• Aim of the task:
Skipping all pictures, set down the lines of the listing from the first through the one with "years = ['2000', '2001', '2002', '2003', '2004', '2005', '2006']".

--- Start ---

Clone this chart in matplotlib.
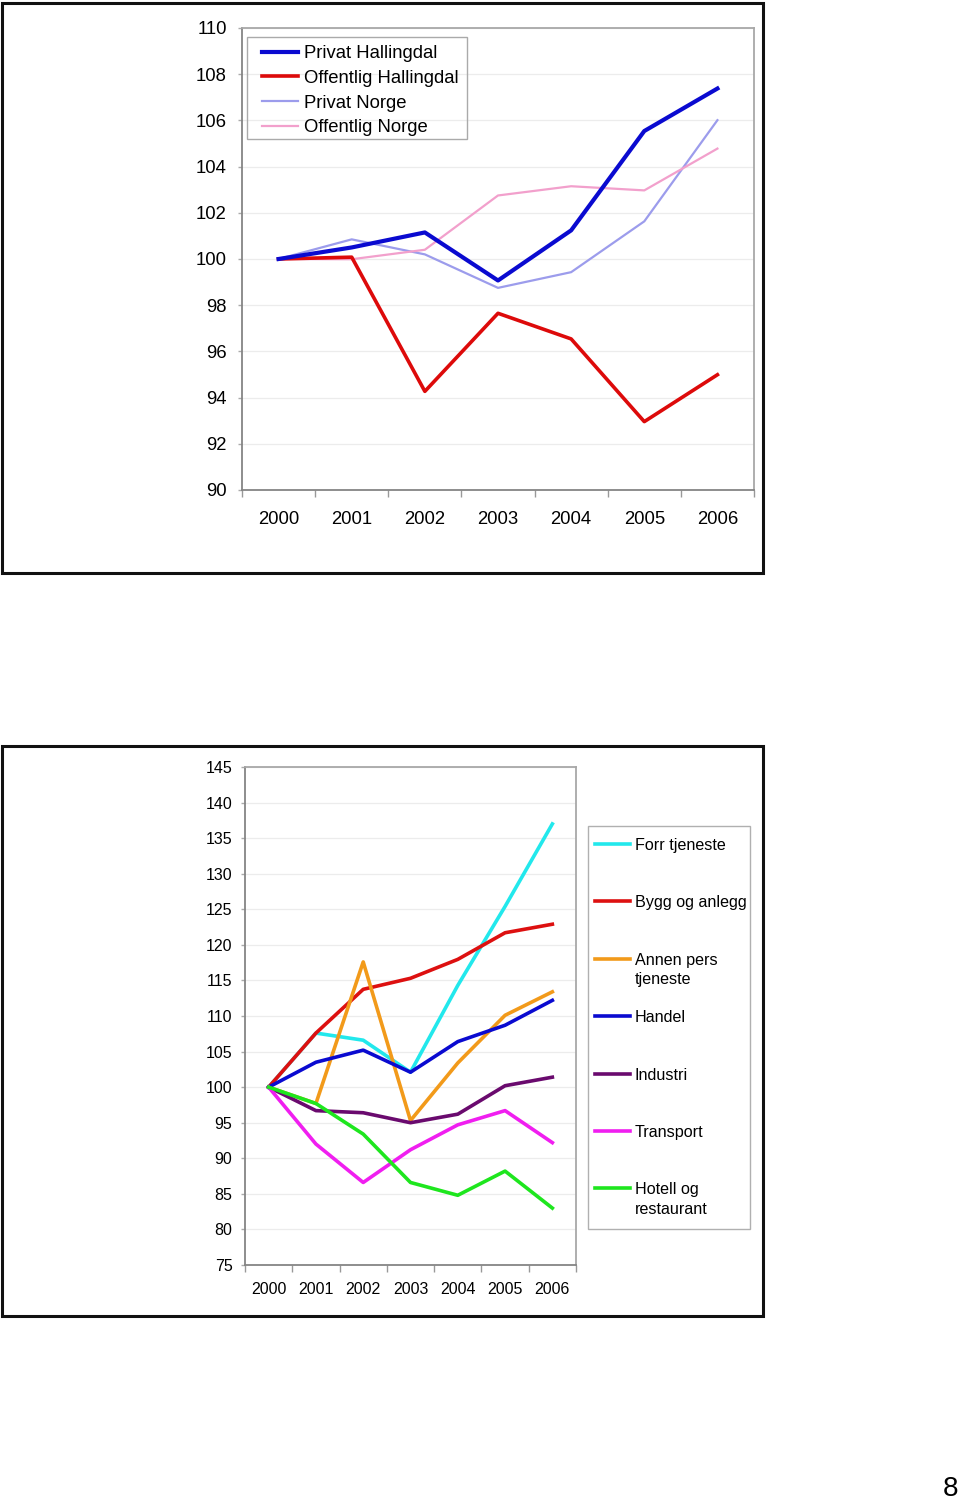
import matplotlib.pyplot as plt
from matplotlib.patches import Rectangle
from matplotlib.lines import Line2D

plt.rcParams['font.family'] = ['Liberation Sans', 'DejaVu Sans']

years = ['2000', '2001', '2002', '2003', '2004', '2005', '2006']

# top chart
privat_hallingdal = [100, 100.5, 101.15, 99.07, 101.24, 105.54, 107.38]
offentlig_hallingdal = [100, 100.08, 94.27, 97.65, 96.54, 92.96, 94.99]
privat_norge = [100, 100.85, 100.2, 98.75, 99.43, 101.63, 106.01]
offentlig_norge = [100, 99.99, 100.4, 102.75, 103.15, 102.97, 104.78]
top_labels = ['Privat Hallingdal', 'Offentlig Hallingdal', 'Privat Norge', 'Offentlig Norge']
top_colors = ['#0a0ad0', '#dd0a0a', '#9c9cec', '#f2a0cc']
top_widths = [3.0, 2.6, 1.6, 1.6]

# bottom chart
forr_tjeneste = [100, 107.6, 106.6, 102.1, 114.3, 125.4, 137.0]
bygg_og_anlegg = [100, 107.6, 113.75, 115.3, 117.96, 121.7, 122.9]
annen_pers = [100, 97.7, 117.6, 95.3, 103.4, 110.1, 113.4]
handel = [100, 103.5, 105.2, 102.1, 106.4, 108.7, 112.2]
industri = [100, 96.7, 96.4, 95.0, 96.2, 100.2, 101.4]
transport = [100, 92.0, 86.6, 91.2, 94.7, 96.7, 92.2]
hotell = [100, 97.7, 93.4, 86.6, 84.8, 88.2, 83.0]
bottom_labels = ['Forr tjeneste', 'Bygg og anlegg', 'Annen pers\ntjeneste', 'Handel',
                 'Industri', 'Transport', 'Hotell og\nrestaurant']
bottom_colors = ['#22e8ec', '#dd1010', '#f29a1a', '#0a0ad0', '#6a0a6e', '#f01ef0', '#1ee61e']

W, H = 960, 1501
fig = plt.figure(figsize=(W / 100, H / 100), dpi=100)


def fx(px):
    return px / W


def fy(py):
    return 1 - py / H


def style_axes(ax, fs, xpad, ypad):
    ax.set_facecolor('white')
    for side in ['left', 'bottom']:
        ax.spines[side].set_color('#858585')
        ax.spines[side].set_linewidth(1.3)
    for side in ['top', 'right']:
        ax.spines[side].set_color('#a8a8a8')
        ax.spines[side].set_linewidth(1.3)
    ax.grid(axis='y', color='#ececec', linewidth=0.9)
    ax.set_axisbelow(True)
    ax.set_xlim(-0.5, len(years) - 0.5)
    ax.set_xticks(list(range(len(years))))
    ax.set_xticklabels(years, fontsize=fs)
    ax.set_xticks([i - 0.5 for i in range(len(years) + 1)], minor=True)
    ax.tick_params(axis='x', which='major', length=0, pad=xpad)
    ax.tick_params(axis='x', which='minor', length=5, color='#999999', width=1)
    ax.tick_params(axis='y', length=3, color='#aaaaaa', width=1, labelsize=fs, pad=ypad)


# frames
for top, bottom in [(3, 573), (746, 1316)]:
    fig.patches.append(Rectangle((fx(2), fy(bottom)), fx(761), (bottom - top) / H,
                                 transform=fig.transFigure, fill=False,
                                 edgecolor='#111111', linewidth=2.2))

# top chart
ax1 = fig.add_axes([fx(242), fy(490), fx(512), (490 - 28) / H])
style_axes(ax1, 13.3, 15, 8)
ax1.set_ylim(90, 110)
ax1.set_yticks(range(90, 111, 2))
x = range(len(years))
for vals, lab, col, lw, z in zip([privat_hallingdal, offentlig_hallingdal, privat_norge, offentlig_norge],
                                 top_labels, top_colors, top_widths, [4, 3, 2, 2]):
    ax1.plot(x, vals, color=col, linewidth=lw, label=lab, zorder=z)
ax1.legend(loc='upper left', bbox_to_anchor=(fx(262), fy(45)), bbox_transform=fig.transFigure,
           fontsize=13.3, frameon=False, handlelength=1.95, handletextpad=0.33,
           labelspacing=0.42, borderpad=0, borderaxespad=0)
fig.patches.append(Rectangle((fx(247), fy(139)), fx(220), (139 - 37) / H,
                             transform=fig.transFigure, fill=False,
                             edgecolor='#aaaaaa', linewidth=1.0, zorder=5))

# bottom chart
ax2 = fig.add_axes([fx(245), fy(1265), fx(331), (1265 - 767) / H])
style_axes(ax2, 11.5, 12.5, 6)
ax2.set_ylim(75, 145)
ax2.set_yticks(range(75, 146, 5))
series = [forr_tjeneste, bygg_og_anlegg, annen_pers, handel, industri, transport, hotell]
for vals, col in zip(series, bottom_colors):
    ax2.plot(x, vals, color=col, linewidth=2.6)

# bottom legend
fig.patches.append(Rectangle((fx(588), fy(1229)), fx(162), (1229 - 826) / H,
                             transform=fig.transFigure, fill=False,
                             edgecolor='#b0b0b0', linewidth=1.0))
for i, (lab, col) in enumerate(zip(bottom_labels, bottom_colors)):
    yy = 844 + i * 57.4
    fig.lines.append(Line2D([fx(595), fx(630)], [fy(yy), fy(yy)], transform=fig.transFigure,
                            color=col, linewidth=2.6))
    for k, part in enumerate(lab.split('\n')):
        fig.text(fx(635), fy(yy + 1.5 + k * 19.5), part, fontsize=11.6, va='center', ha='left')

fig.text(fx(950), fy(1489), '8', fontsize=20, ha='center', va='center')

fig.savefig('out.png', dpi=100)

--- End ---

• Answer for the task:
Clone this chart in matplotlib.
import matplotlib.pyplot as plt
from matplotlib.patches import Rectangle
from matplotlib.lines import Line2D

plt.rcParams['font.family'] = ['Liberation Sans', 'DejaVu Sans']

years = ['2000', '2001', '2002', '2003', '2004', '2005', '2006']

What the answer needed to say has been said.